Édouard Méric (1901-1973) fut successivement un officier des Affaires indigènes de 1927 à 1941 dans le grand Sud marocain, marqué par l’empreinte de Lyautey, puis un homme de guerre avec le deuxième GTM (groupement de tabors marocains) promu compagnon de l’ordre de la Libération en 1944 et en Indochine de 1946 à 1950. C’est là qu’il acquiert la conviction que la décolonisation est inéluctable et qu’il relève de la France de la préparer. En Tunisie en 1954-1955, il applique la politique d’autonomie interne voulue par Pierre Mendès-France. Au Maroc en 1955-1956, il suit les directives d’Edgar Faure et Alain Savary et il est un artisan imaginatif et courageux de la transmission de l’appareil du pouvoir colonial (il est à Rabat le dernier directeur de l’Intérieur du protectorat). À cet égard, il soulève l’opposition acharnée des «prépondérants» (colons disposant de tous les pouvoirs sur place) et des officiers de l’Armée d’Afrique, qui finissent par obtenir son limogeage. À ce titre, il est le seul officier supérieur de l’armée française avec le général de la Bollardière à avoir eu sa carrière brisée durant la décolonisation pour avoir été un anticolonial résolu. Il fut au cours de ces épisodes l’ami de Mohammed Masmoudi et Ahmed ben Salah et l’interlocuteur privilégié d’Abderrahmane Youssoufi et Mehdi Ben Barka.

L'Académie du Royaume et l'IRRHM vous avaient invité avant la suspension des liaisons aériennes avec l'Europe à intervenir dans un panel dédié au projet de création d'une Maison de l'histoire du Maroc. Voudriez-vous faire part à nos lecteurs de vos appréciations sur ce projet et sur l'ouvrage ayant réuni les Actes du colloque international qui lui a été consacré ?

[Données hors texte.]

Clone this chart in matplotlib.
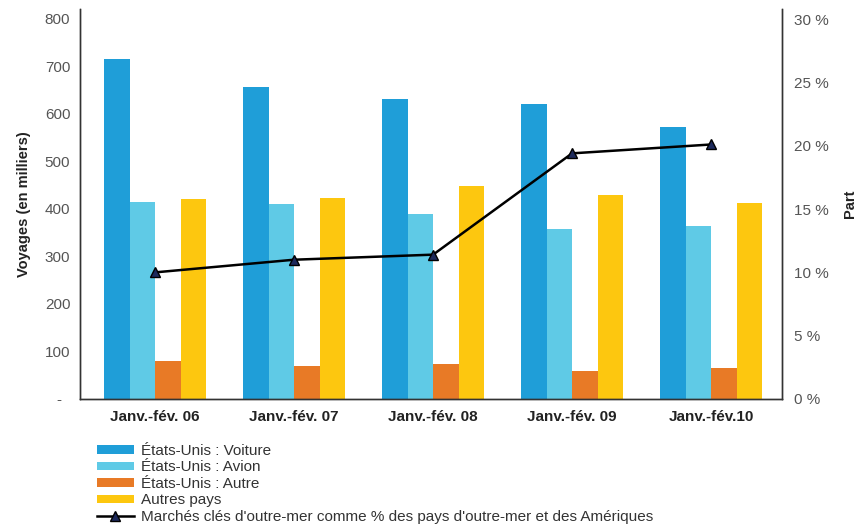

J’ai lu attentivement ce livre préparatoire à la création d’une Maison de l’Histoire au Maroc et je l’ai trouvé de bout en bout très informé, attentif aux courants historiographiques qui renouvellent l’écriture de l’histoire au début du XXIe siècle. J’ai en particulier apprécié les très bons développements consacrés aux minorités, berbère et juive, et aux femmes, de même que la lecture stimulante opérée du nationalisme arabe au milieu du XXe et l’analyse, très neuve, consacrée à la nouvelle définition d’un patrimoine non plus de sauvegarde d’un espace sanctuarisé, mais élargie à la pratique des gens (contes, chants, manières d’être er de se vêtir). Mais j’ai lu en surplomb la partie en arabe, faute de maîtriser suffisamment la langue, ce qui obère mon jugement porté sur cet ouvrage important, qui constitue un jalon dans la connaissance historique du Maroc.